The commercial outcome reaches beyond the event. AI Fabric has become a major booster to Anunta's managed-services business through three reinforcing mechanisms. As a sales instrument, it demonstrates Anunta's observability capability in prospect meetings. CIOs see the consolidated view live and sign for managed services. As part of the managed-services deliverable, customers who subscribe get the platform as an ongoing part of the agreement, so the value is visible to their CIOs daily instead of surfacing only in quarterly reports. As an internal tool for Anunta's own team, engineers and account managers use it to deliver better service: fleet-wide customer health in one view, faster response, fewer things missed.

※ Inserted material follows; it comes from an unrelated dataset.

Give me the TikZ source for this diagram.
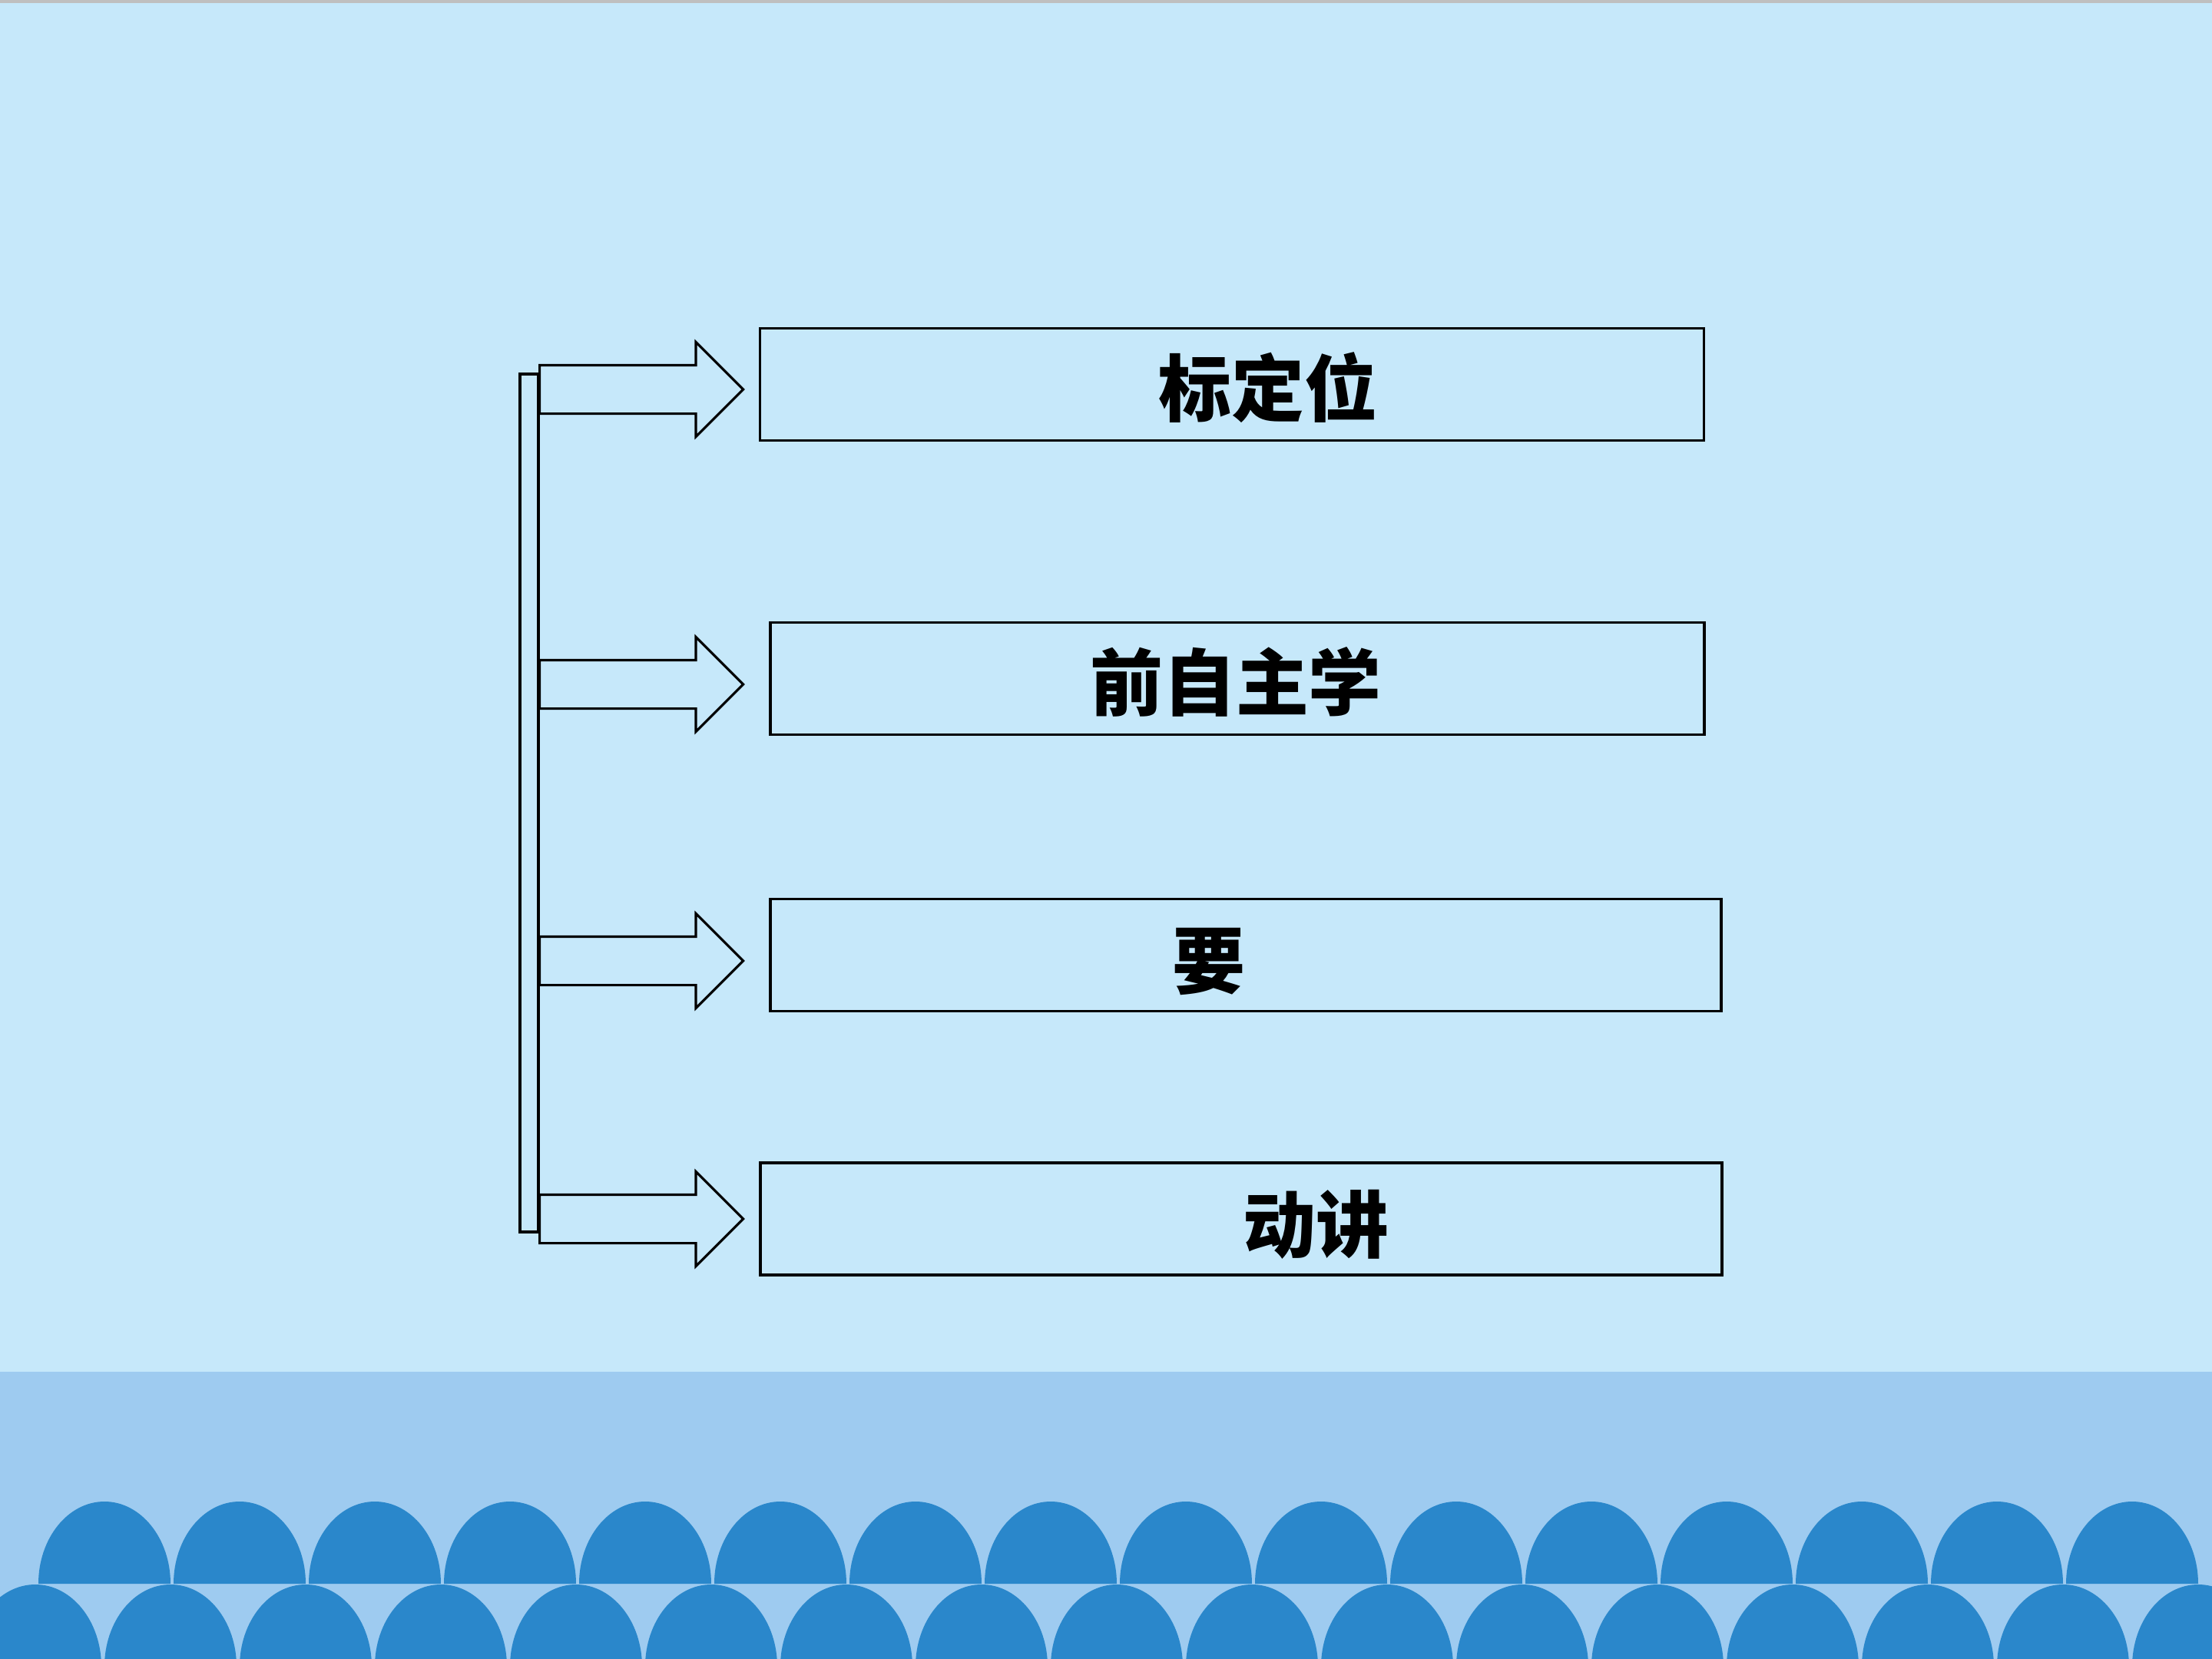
\documentclass[tikz,border=0pt]{standalone}
\usepackage{fontspec}
\newfontfamily\cjk{Noto Sans CJK SC}
\usepackage{tikz}
\usetikzlibrary{shapes.arrows, positioning}
\definecolor{skytop}{RGB}{198,232,250}
\definecolor{skyband}{RGB}{158,203,240}
\definecolor{wave}{RGB}{42,135,203}
\tikzstyle{box} = [rectangle, draw, line width=0.9pt, inner sep=0pt, minimum height=14.6mm]
\tikzstyle{bar} = [rectangle, draw, line width=0.9pt, inner sep=0pt,
  minimum width=2.4mm, minimum height=111.7mm]
\tikzstyle{fat} = [single arrow, draw, line width=0.9pt, inner xsep=0pt, inner ysep=3mm,
  anchor=tail, minimum height=26.5mm, minimum width=12mm,
  single arrow head extend=3mm, single arrow tip angle=90]
\tikzstyle{word} = [inner sep=0pt, font=\cjk\bfseries\fontsize{27pt}{31pt}\selectfont]

\begin{document}
\begin{tikzpicture}[x=0.1mm, y=-0.1mm]
  \useasboundingbox (0,0) rectangle (2880,2160);
  \clip (0,0) rectangle (2880,2160);
  % background
  \fill[skytop] (0,0) rectangle (2880,2160);
  \fill[black!25] (0,0) rectangle (2880,4);
  \fill[skyband] (0,1786) rectangle (2880,2160);
  % waves
  \foreach \i in {0,...,16}
    \fill[wave] ({176*\i-40},2170) arc[start angle=180, end angle=360, x radius=86, y radius=107] -- cycle;
  \foreach \i in {0,...,15}
    \fill[wave] ({176*\i+50},2062) arc[start angle=180, end angle=360, x radius=86, y radius=107] -- cycle;

  \node[bar] (bar) at (689,1045.5) {};

  \node[box, minimum width=122.9mm] (aim) at (1604,500.5) {};
  \node[box, minimum width=121.6mm] (pre) at (1611,883.5) {};
  \node[box, minimum width=123.8mm] (key) at (1622,1243.5) {};
  \node[box, minimum width=125.2mm] (talk) at (1616,1587) {};

  \node[fat] (toaim) at (701,507) {};
  \node[fat] (topre) at (701,891) {};
  \node[fat] (tokey) at (701,1251) {};
  \node[fat] (totalk) at (701,1587) {};

  \node[word] (aimtext) at (1651,505) {标定位};
  \node[word] (pretext) at (1609,888) {前自主学};
  \node[word] (keytext) at (1574,1252) {要};
  \node[word] (talktext) at (1713,1594) {动讲};
\end{tikzpicture}
\end{document}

The internal empowerment has turned out to be the strongest of the three angles. A front-line operations team with a better dashboard delivers a better managed service. The product makes Anunta's own people sharper; the managed-services outcome follows.
Compounding outcomes
The case's own compounding story is that AI Fabric would not have been feasible in eight weeks without two years of prior design-system investment. The EuVantage design system carried over fully; the sprint's design time went to the scoring framework, the AI agent insight layer, and the four-vertical architecture, not to primitives, tokens, or component discipline.
The EuVantage system, built in 2023–2024, now carries three products: Monitoring, Change Management, AI Fabric. CloudOptimal (2023) ships on a separate system, authored earlier for a different product surface. Two design systems for one client, four foundational product builds across them, one designer-plus-client relationship now in its third engagement.
Takeaway
The watermelon problem is a product-coherence problem dressed as a math problem. A weighted average is a polite version of the truth. Politeness is the wrong design choice when the person looking at the dashboard is accountable for the failures the math is smoothing over. Weakest-link logic isn't clever. It just refuses to average its way past the thing that most matters.
Two months concept to Gartner-ready was only possible because two prior years of design-system investment meant nothing about primitives, tokens, or component discipline slowed the sprint. Foundational design at speed is the compounding return on foundational design done years earlier, by you or by someone else.